3. Lendo por alto, é possível estabelecer vários momentos no chamado caso Gil Vicente e ver claro. Num primeiro momento, há uma lei absurda que obriga um jogador a fingir-se amador quando já é profissional, assim limitando, de facto, a sua liberdade de trabalho. Num segundo momento, o Gil Vicente, consciente da lei e da sua aplicação ao jogador Mateus, resolve contorná-la, apelando para a justiça comum e através da esperteza saloia de fingir que quem recorria era o jogador e não o clube.
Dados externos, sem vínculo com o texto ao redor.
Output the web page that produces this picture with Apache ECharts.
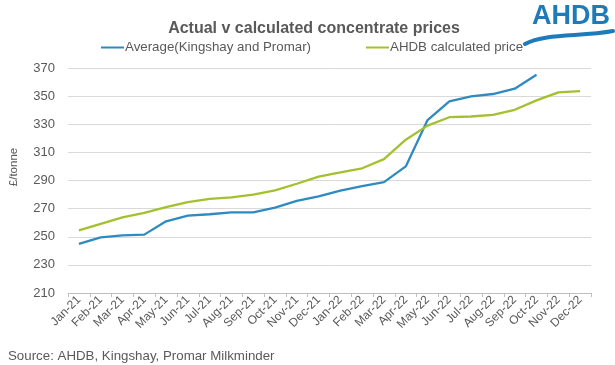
<!DOCTYPE html>
<html>
<head>
<meta charset="utf-8">
<script src="https://cdn.jsdelivr.net/npm/echarts@6/dist/echarts.min.js"></script>
<style>html,body{margin:0;padding:0;background:#fff;}#c{width:615px;height:365px;}</style>
</head>
<body>
<div id="c"></div>
<script>
var categories = ['Jan-21','Feb-21','Mar-21','Apr-21','May-21','Jun-21','Jul-21','Aug-21','Sep-21','Oct-21','Nov-21','Dec-21',
  'Jan-22','Feb-22','Mar-22','Apr-22','May-22','Jun-22','Jul-22','Aug-22','Sep-22','Oct-22','Nov-22','Dec-22'];
var averageKingshayPromar = [245, 249.6, 251, 251.5, 261, 265, 266, 267.4, 267.4, 270.7, 275.5, 278.7,
  282.8, 286, 288.8, 300, 333, 346.2, 349.8, 351.5, 355.3, 365.2, null, null];
var ahdbCalculated = [254.6, 259.2, 263.8, 266.9, 271, 274.6, 276.9, 278, 280, 283, 287.7, 292.8,
  295.7, 298.7, 305.2, 319, 329, 335, 335.5, 336.7, 340.3, 347, 352.7, 353.6];
var yTicks = {min: 210, max: 370, interval: 20};

var chart = echarts.init(document.getElementById('c'), null, {renderer: 'canvas'});
var grey = '#595959';
chart.setOption({
  animation: false,
  backgroundColor: '#fff',
  title: {
    text: 'Actual v calculated concentrate prices',
    left: 309, top: 16, textAlign: 'center',
    textStyle: {fontFamily: 'Liberation Sans', fontSize: 16, fontWeight: 'bold', color: grey}
  },
  legend: {
    top: 36, left: 96,
    itemWidth: 23, itemHeight: 2, itemGap: 55,
    icon: 'rect',
    textStyle: {fontFamily: 'Liberation Sans', fontSize: 13.3, color: grey, padding: [0,0,0,-4]},
    data: ['Average(Kingshay and Promar)', 'AHDB calculated price']
  },
  grid: {left: 68, right: 24, top: 68, bottom: 72},
  xAxis: {
    type: 'category',
    data: categories,
    boundaryGap: true,
    axisLine: {lineStyle: {color: '#bfbfbf', width: 1}},
    axisTick: {show: true, length: 4, lineStyle: {color: '#bfbfbf'}},
    axisLabel: {rotate: 45, interval: 0, fontFamily: 'Liberation Sans', fontSize: 12, color: grey, margin: 5}
  },
  yAxis: {
    type: 'value',
    min: yTicks.min, max: yTicks.max, interval: yTicks.interval,
    axisLine: {show: false},
    axisTick: {show: false},
    axisLabel: {fontFamily: 'Liberation Sans', fontSize: 13, color: grey, margin: 13},
    splitLine: {lineStyle: {color: '#d9d9d9', width: 1}}
  },
  series: [
    {name: 'Average(Kingshay and Promar)', type: 'line', data: averageKingshayPromar,
     symbol: 'none', lineStyle: {color: '#2f8ac0', width: 2.3}, itemStyle: {color: '#2f8ac0'}},
    {name: 'AHDB calculated price', type: 'line', data: ahdbCalculated,
     symbol: 'none', lineStyle: {color: '#a3c12e', width: 2.3}, itemStyle: {color: '#a3c12e'}}
  ],
  graphic: [
    {type: 'text', x: 14, y: 167, rotation: Math.PI / 2,
     style: {text: '£/tonne', font: '11.5px "Liberation Sans"', fill: grey, align: 'center', verticalAlign: 'middle'}},
    {type: 'text', x: 8, y: 356,
     style: {text: 'Source: AHDB, Kingshay, Promar Milkminder', font: '13.3px "Liberation Sans"', fill: grey, verticalAlign: 'middle'}},
    {type: 'text', x: 532, y: 3,
     style: {text: 'AHDB', font: 'bold 27px "Liberation Sans"', fill: '#1e7ab8'}},
    {type: 'bezierCurve', x: 0, y: 0,
     shape: {x1: 525, y1: 44, x2: 613, y2: 31, cpx1: 545, cpy1: 33, cpx2: 580, cpy2: 37},
     style: {stroke: '#1e7ab8', lineWidth: 4, fill: null, lineCap: 'round'}}
  ]
});
</script>
</body>
</html>
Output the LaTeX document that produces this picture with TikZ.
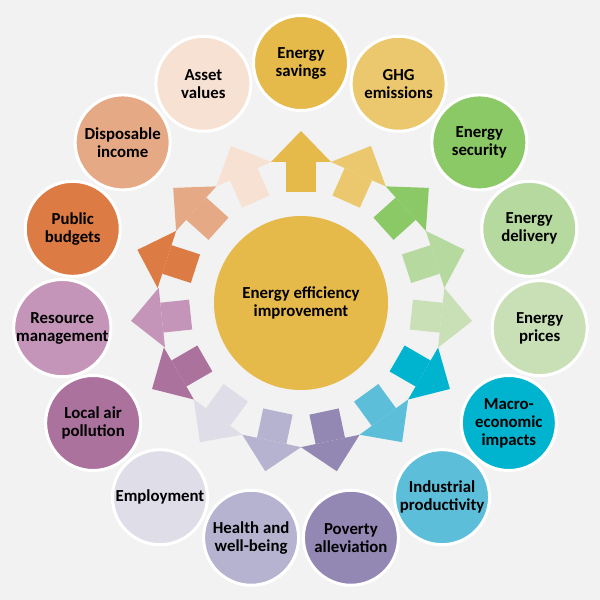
\documentclass[tikz,border=0pt]{standalone}
\usepackage{fontspec}
\setmainfont{Carlito}
\usetikzlibrary{arrows.meta}

\definecolor{bg}{HTML}{F2F2F2}
\definecolor{savings}{HTML}{E6B94B}
\definecolor{ghg}{HTML}{EBC76E}
\definecolor{security}{HTML}{8BC866}
\definecolor{delivery}{HTML}{B5D99E}
\definecolor{prices}{HTML}{C9E0B6}
\definecolor{macro}{HTML}{00B4D0}
\definecolor{industry}{HTML}{5CBED9}
\definecolor{poverty}{HTML}{9387B4}
\definecolor{health}{HTML}{B5B3CF}
\definecolor{employ}{HTML}{DFDEE8}
\definecolor{airpol}{HTML}{AB729D}
\definecolor{resource}{HTML}{C495B8}
\definecolor{budgets}{HTML}{DC7B44}
\definecolor{income}{HTML}{E6A985}
\definecolor{assets}{HTML}{F7E1D3}

\begin{document}
\begin{tikzpicture}[x=1pt,y=1pt,
    hub/.style={circle,fill=savings,minimum size=174pt,inner sep=0pt,outer sep=0pt,
      font=\bfseries\fontsize{16.8}{18}\selectfont,align=center},
    topic/.style={circle,draw=white,line width=3pt,minimum size=95pt,inner sep=0pt,
      font=\bfseries\fontsize{16.8}{18}\selectfont,align=center},
    link/.style={line width=30pt,-{Triangle[length=31pt,width=60pt,line width=0pt]},
      shorten <=24pt,shorten >=19pt}]
  \fill[bg] (-301,-297) rectangle (299,303);
  \node[hub] (eei) at (0,0) {Energy efficiency\\improvement};
  \foreach \i/\col/\txt in {1/savings/{Energy\\savings}, 2/ghg/{GHG\\emissions},
      3/security/{Energy\\security}, 4/delivery/{Energy\\delivery},
      5/prices/{Energy\\prices}, 6/macro/{Macro-\\economic\\impacts},
      7/industry/{Industrial\\productivity}, 8/poverty/{Poverty\\alleviation},
      9/health/{Health and\\well-being}, 10/employ/{Employment},
      11/airpol/{Local air\\pollution}, 12/resource/{Resource\\management},
      13/budgets/{Public\\budgets}, 14/income/{Disposable\\income},
      15/assets/{Asset\\values}}
  {
    \node[topic,fill=\col] (t\i) at ({90-24*(\i-1)}:240) {\txt};
    \path[link] (eei) edge[draw=\col] (t\i);
  }
\end{tikzpicture}
\end{document}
Ora, mal ou bem, existem regras, nacionais e internacionais, que vedam o acesso à justiça comum em matéria de direito desportivo. Ninguém é obrigado a aceitar tais regras nem a inscrever-se nas competições onde ela vigora: trata-se de competições particulares e fechadas, com regras próprias. Ou se aceita ou não se aceita, não se pode é aceitar para estar lá dentro e não aceitar quando não convém. A Comissão Disciplinar da Liga decidiu, pois, e com toda a lógica, despromover o Gil Vicente, por não ter acatado tal regra. Mas depois resolveram inventar nova reunião, como se a primeira não tivesse existido, trazer a votar quem não tinha votado e inventar um voto de qualidade do presidente para mudar tudo. Foi uma palhaçada: mais uma, digna de um órgão que tudo o que faz é uma palhaçada — jurídica, desportiva, ética.»